** start **

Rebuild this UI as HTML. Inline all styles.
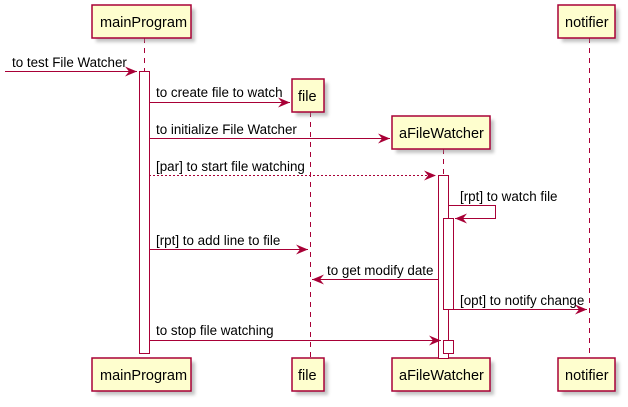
<!DOCTYPE html>
<html><head><meta charset="utf-8"><style>
html,body{margin:0;padding:0;background:#fff}
svg text{font-family:"Liberation Sans",sans-serif;font-size:13.4px;fill:#000}
.h{font-size:14.5px}
</style></head><body>
<svg width="628" height="402" viewBox="0 0 628 402" xmlns="http://www.w3.org/2000/svg">
<defs>
<filter id="s" x="-10%" y="-10%" width="130%" height="140%"><feGaussianBlur stdDeviation="1.5"/></filter>
</defs>
<g stroke="#A80036" stroke-width="1" stroke-dasharray="5,5" fill="none">
<line x1="144.5" y1="38" x2="144.5" y2="358"/>
<line x1="310.5" y1="112" x2="310.5" y2="358"/>
<line x1="443.5" y1="149" x2="443.5" y2="358"/>
<line x1="589.5" y1="38" x2="589.5" y2="358"/>
</g>
<g fill="#888" opacity="0.5" filter="url(#s)">
<rect x="96" y="9" width="99" height="33"/><rect x="296" y="83" width="32" height="33"/>
<rect x="396" y="120" width="98" height="33"/><rect x="562" y="9" width="57" height="33"/>
<rect x="96" y="362" width="99" height="33"/><rect x="296" y="362" width="32" height="33"/>
<rect x="396" y="362" width="98" height="33"/><rect x="562" y="362" width="57" height="33"/>
</g>
<g fill="#FEFECE" stroke="#A80036" stroke-width="1.5">
<rect x="92" y="5" width="99" height="33"/><rect x="292" y="79" width="32" height="33"/>
<rect x="392" y="116" width="98" height="33"/><rect x="558" y="5" width="57" height="33"/>
<rect x="92" y="358" width="99" height="33"/><rect x="292" y="358" width="32" height="33"/>
<rect x="392" y="358" width="98" height="33"/><rect x="558" y="358" width="57" height="33"/>
</g>
<text class="h" x="100" y="27">mainProgram</text><text class="h" x="298" y="101">file</text>
<text class="h" x="399" y="138">aFileWatcher</text><text class="h" x="565" y="27">notifier</text>
<text class="h" x="100" y="380">mainProgram</text><text class="h" x="298" y="380">file</text>
<text class="h" x="399" y="380">aFileWatcher</text><text class="h" x="565" y="380">notifier</text>
<g fill="#fff" stroke="#A80036" stroke-width="1">
<rect x="139.5" y="71.5" width="10" height="282"/>
<rect x="438.5" y="175.5" width="10" height="183"/>
<rect x="443.5" y="218.5" width="10" height="91"/>
<rect x="443.5" y="340.5" width="10" height="13"/>
</g>
<g stroke="#A80036" stroke-width="1" fill="none">
<line x1="5" y1="71.5" x2="137" y2="71.5"/>
<line x1="149" y1="102.5" x2="290" y2="102.5"/>
<line x1="149" y1="138.5" x2="390" y2="138.5"/>
<line x1="149" y1="175.5" x2="436" y2="175.5" stroke-dasharray="2,2"/>
<polyline points="448,205.5 495.5,205.5 495.5,218.5 455,218.5"/>
<line x1="149" y1="249.5" x2="308" y2="249.5"/>
<line x1="438" y1="279.5" x2="312" y2="279.5"/>
<line x1="453" y1="309.5" x2="587" y2="309.5"/>
<line x1="149" y1="340.5" x2="441" y2="340.5"/>
</g>
<g fill="#A80036">
<polygon points="137,71.5 125,66.5 129,71.5 125,76.5"/>
<polygon points="290,102.5 278,97.5 282,102.5 278,107.5"/>
<polygon points="390,138.5 378,133.5 382,138.5 378,143.5"/>
<polygon points="436,175.5 424,170.5 428,175.5 424,180.5"/>
<polygon points="455,218.5 467,213.5 463,218.5 467,223.5"/>
<polygon points="308,249.5 296,244.5 300,249.5 296,254.5"/>
<polygon points="312,279.5 324,274.5 320,279.5 324,284.5"/>
<polygon points="587,309.5 575,304.5 579,309.5 575,314.5"/>
<polygon points="441,340.5 429,335.5 433,340.5 429,345.5"/>
</g>
<text x="12" y="67">to test File Watcher</text>
<text x="156" y="97">to create file to watch</text>
<text x="156" y="134">to initialize File Watcher</text>
<text x="156" y="171">[par] to start file watching</text>
<text x="460" y="201">[rpt] to watch file</text>
<text x="156" y="245">[rpt] to add line to file</text>
<text x="327" y="275">to get modify date</text>
<text x="460" y="305">[opt] to notify change</text>
<text x="156" y="335">to stop file watching</text>
</svg>
</body></html>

** end **

● **Task prompt**
Exclude the pictures, and transcribe all of the material exactly.

● **Answer to this exercise**
Rebuild this UI as HTML. Inline all styles.
<!DOCTYPE html>
<html><head><meta charset="utf-8"><style>
html,body{margin:0;padding:0;background:#fff}
svg text{font-family:"Liberation Sans",sans-serif;font-size:13.4px;fill:#000}
.h{font-size:14.5px}
</style></head><body>
<svg width="628" height="402" viewBox="0 0 628 402" xmlns="http://www.w3.org/2000/svg">
<defs>
<filter id="s" x="-10%" y="-10%" width="130%" height="140%"><feGaussianBlur stdDeviation="1.5"/></filter>
</defs>
<g stroke="#A80036" stroke-width="1" stroke-dasharray="5,5" fill="none">
<line x1="144.5" y1="38" x2="144.5" y2="358"/>
<line x1="310.5" y1="112" x2="310.5" y2="358"/>
<line x1="443.5" y1="149" x2="443.5" y2="358"/>
<line x1="589.5" y1="38" x2="589.5" y2="358"/>
</g>
<g fill="#888" opacity="0.5" filter="url(#s)">
<rect x="96" y="9" width="99" height="33"/><rect x="296" y="83" width="32" height="33"/>
<rect x="396" y="120" width="98" height="33"/><rect x="562" y="9" width="57" height="33"/>
<rect x="96" y="362" width="99" height="33"/><rect x="296" y="362" width="32" height="33"/>
<rect x="396" y="362" width="98" height="33"/><rect x="562" y="362" width="57" height="33"/>
</g>
<g fill="#FEFECE" stroke="#A80036" stroke-width="1.5">
<rect x="92" y="5" width="99" height="33"/><rect x="292" y="79" width="32" height="33"/>
<rect x="392" y="116" width="98" height="33"/><rect x="558" y="5" width="57" height="33"/>
<rect x="92" y="358" width="99" height="33"/><rect x="292" y="358" width="32" height="33"/>
<rect x="392" y="358" width="98" height="33"/><rect x="558" y="358" width="57" height="33"/>
</g>
<text class="h" x="100" y="27">mainProgram</text><text class="h" x="298" y="101">file</text>
<text class="h" x="399" y="138">aFileWatcher</text><text class="h" x="565" y="27">notifier</text>
<text class="h" x="100" y="380">mainProgram</text><text class="h" x="298" y="380">file</text>
<text class="h" x="399" y="380">aFileWatcher</text><text class="h" x="565" y="380">notifier</text>
<g fill="#fff" stroke="#A80036" stroke-width="1">
<rect x="139.5" y="71.5" width="10" height="282"/>
<rect x="438.5" y="175.5" width="10" height="183"/>
<rect x="443.5" y="218.5" width="10" height="91"/>
<rect x="443.5" y="340.5" width="10" height="13"/>
</g>
<g stroke="#A80036" stroke-width="1" fill="none">
<line x1="5" y1="71.5" x2="137" y2="71.5"/>
<line x1="149" y1="102.5" x2="290" y2="102.5"/>
<line x1="149" y1="138.5" x2="390" y2="138.5"/>
<line x1="149" y1="175.5" x2="436" y2="175.5" stroke-dasharray="2,2"/>
<polyline points="448,205.5 495.5,205.5 495.5,218.5 455,218.5"/>
<line x1="149" y1="249.5" x2="308" y2="249.5"/>
<line x1="438" y1="279.5" x2="312" y2="279.5"/>
<line x1="453" y1="309.5" x2="587" y2="309.5"/>
<line x1="149" y1="340.5" x2="441" y2="340.5"/>
</g>
<g fill="#A80036">
<polygon points="137,71.5 125,66.5 129,71.5 125,76.5"/>
<polygon points="290,102.5 278,97.5 282,102.5 278,107.5"/>
<polygon points="390,138.5 378,133.5 382,138.5 378,143.5"/>
<polygon points="436,175.5 424,170.5 428,175.5 424,180.5"/>
<polygon points="455,218.5 467,213.5 463,218.5 467,223.5"/>
<polygon points="308,249.5 296,244.5 300,249.5 296,254.5"/>
<polygon points="312,279.5 324,274.5 320,279.5 324,284.5"/>
<polygon points="587,309.5 575,304.5 579,309.5 575,314.5"/>
<polygon points="441,340.5 429,335.5 433,340.5 429,345.5"/>
</g>
<text x="12" y="67">to test File Watcher</text>
<text x="156" y="97">to create file to watch</text>
<text x="156" y="134">to initialize File Watcher</text>
<text x="156" y="171">[par] to start file watching</text>
<text x="460" y="201">[rpt] to watch file</text>
<text x="156" y="245">[rpt] to add line to file</text>
<text x="327" y="275">to get modify date</text>
<text x="460" y="305">[opt] to notify change</text>
<text x="156" y="335">to stop file watching</text>
</svg>
</body></html>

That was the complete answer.